The Eurojam gave the youth the opportunity to experience that, in order to build peace, we must keep in dialogue with each other, stay with the others, and overcome barriers and obstacles caused by our diversity.

For us, this experience must help us to create an atmosphere of concrete international dialogue. How? Through exchanges, because only encounter permits understanding and dialogue; exchanges among different cultures, common camps at a European level, not only events like the Eurojam, but each year we should plan an international camp. There is no other means for appreciating oneself, one’s own identity, but also the national and European identity, than concrete encounter.

Why does our youth (including our leaders) have difficulty living the sacraments and why is the Mass is also often considered as not very important?

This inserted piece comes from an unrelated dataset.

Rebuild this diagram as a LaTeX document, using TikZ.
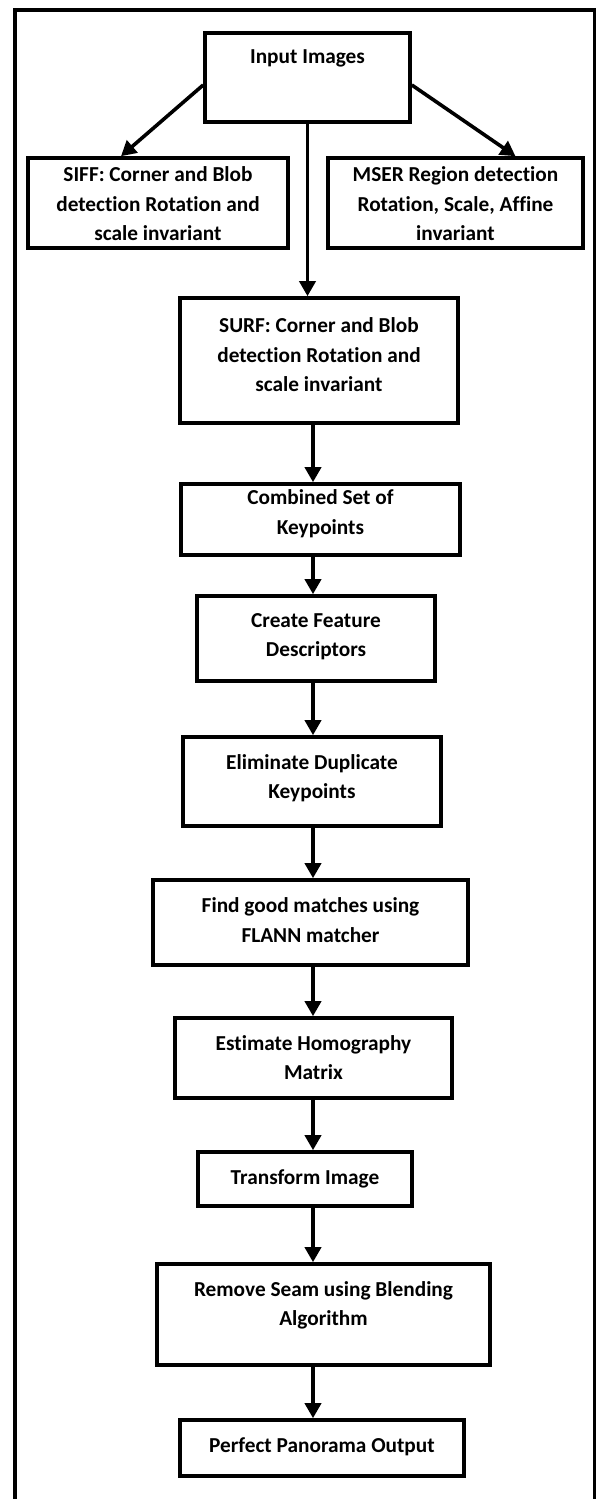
\documentclass[tikz,border=0pt]{standalone}
\usepackage{fontspec}
\setmainfont{Carlito}[Ligatures=NoCommon]
\usetikzlibrary{arrows.meta,calc}
\begin{document}
\begin{tikzpicture}[x=1pt,y=-1pt,
  box/.style={draw,line width=3.6pt,inner sep=0pt},
  txt/.style={align=center,inner sep=0pt,font=\fontsize{21.3}{29.5}\selectfont\bfseries},
  arr/.style={line width=3.6pt,-{Triangle[length=15pt,width=16pt]}},
  frame/.style={line width=4pt}]
\useasboundingbox (0,0) rectangle (595,1499);
\draw[frame] (15,1499) -- (15,10) -- (595,10) -- (595,1499);
% boxes
\node[box,minimum width=205pt,minimum height=89pt] (inp) at (307.5,77.5) {};
\node[txt] (inpT) at (307.5,58) {Input Images};
\node[box,minimum width=260pt,minimum height=90pt] (siff) at (158,203) {};
\node[txt] (siffT) at (158,204) {SIFF: Corner and Blob\\detection Rotation and\\scale invariant};
\node[box,minimum width=255pt,minimum height=90pt] (mser) at (455.5,203) {};
\node[txt] (mserT) at (455.5,204) {MSER Region detection\\Rotation, Scale, Affine\\invariant};
\node[box,minimum width=278pt,minimum height=125pt] (surf) at (319,360.5) {};
\node[txt] (surfT) at (319,355) {SURF: Corner and Blob\\detection Rotation and\\scale invariant};
\node[box,minimum width=279pt,minimum height=71pt] (comb) at (320.5,519.5) {};
\node[txt] (combT) at (320.5,513.5) {Combined Set of\\Keypoints};
\node[box,minimum width=238pt,minimum height=85pt] (feat) at (316,638.5) {};
\node[txt] (featT) at (316,636.5) {Create Feature\\Descriptors};
\node[box,minimum width=258pt,minimum height=89pt] (elim) at (312,781.5) {};
\node[txt] (elimT) at (312,778) {Eliminate Duplicate\\Keypoints};
\node[box,minimum width=315pt,minimum height=85pt] (find) at (310.5,922.5) {};
\node[txt] (findT) at (310.5,920) {Find good matches using\\FLANN matcher};
\node[box,minimum width=277pt,minimum height=80pt] (est) at (313.5,1058) {};
\node[txt] (estT) at (313.5,1057.5) {Estimate Homography\\Matrix};
\node[box,minimum width=214pt,minimum height=54pt] (trans) at (305,1179) {};
\node[txt] (transT) at (305,1179) {Transform Image};
\node[box,minimum width=333pt,minimum height=101pt] (seam) at (323.5,1314.5) {};
\node[txt] (seamT) at (323.5,1305.5) {Remove Seam using Blending\\Algorithm};
\node[box,minimum width=284pt,minimum height=56pt] (perf) at (322,1448) {};
\node[txt] (perfT) at (322,1447) {Perfect Panorama Output};
% connectors
\coordinate (ax) at (313,0);
\draw[arr] ($(inp.west)+(0,7.5)$) -- ($(siff.north)+(-37,0)$);
\draw[arr] ($(inp.east)+(0,7.5)$) -- ($(mser.north)+(60,0)$);
\draw[arr] (inp.south) -- (inp.south |- surf.north);
\draw[arr] (surf.south -| ax) -- (comb.north -| ax);
\draw[arr] (comb.south -| ax) -- (feat.north -| ax);
\draw[arr] (feat.south -| ax) -- (elim.north -| ax);
\draw[arr] (elim.south -| ax) -- (find.north -| ax);
\draw[arr] (find.south -| ax) -- (est.north -| ax);
\draw[arr] (est.south -| ax) -- (trans.north -| ax);
\draw[arr] (trans.south -| ax) -- (seam.north -| ax);
\draw[arr] (seam.south -| ax) -- (perf.north -| ax);
\end{tikzpicture}
\end{document}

As a Catholic movement, we have a big temptation to call us Catholics instead of being it in reality. It is always easier to create a sort of Catholic ideology, of theological and philosophical system which we try to defend rather than living the faith in God in His Church. We need a fundamental and deep catechesis. Our movement can’t simply be satisfied with the catechesis at school. We have to find our catechesis model during our activities. We also have to re-think our leaders’ formation. Dear leaders, I invite you to participate in spiritual exercises. You need them. So do I.

Thank you!

Pattuglia Europa – Associazione Italiana


[1] This interview was done during the Eurojam 2014 with Loriana Pison, Pattuglia Europa – Associazione Italiana. After the Eurojam, father Bogusław Migut completed his oral explanations. This text is a synthesis of the oral interview and of the further complements added by father Migut.

[2] CCC 1427-1428. (31.10.2014).

[3] Don Diego Facchetti: Introduzione alla spiritualità. (30.10.2014).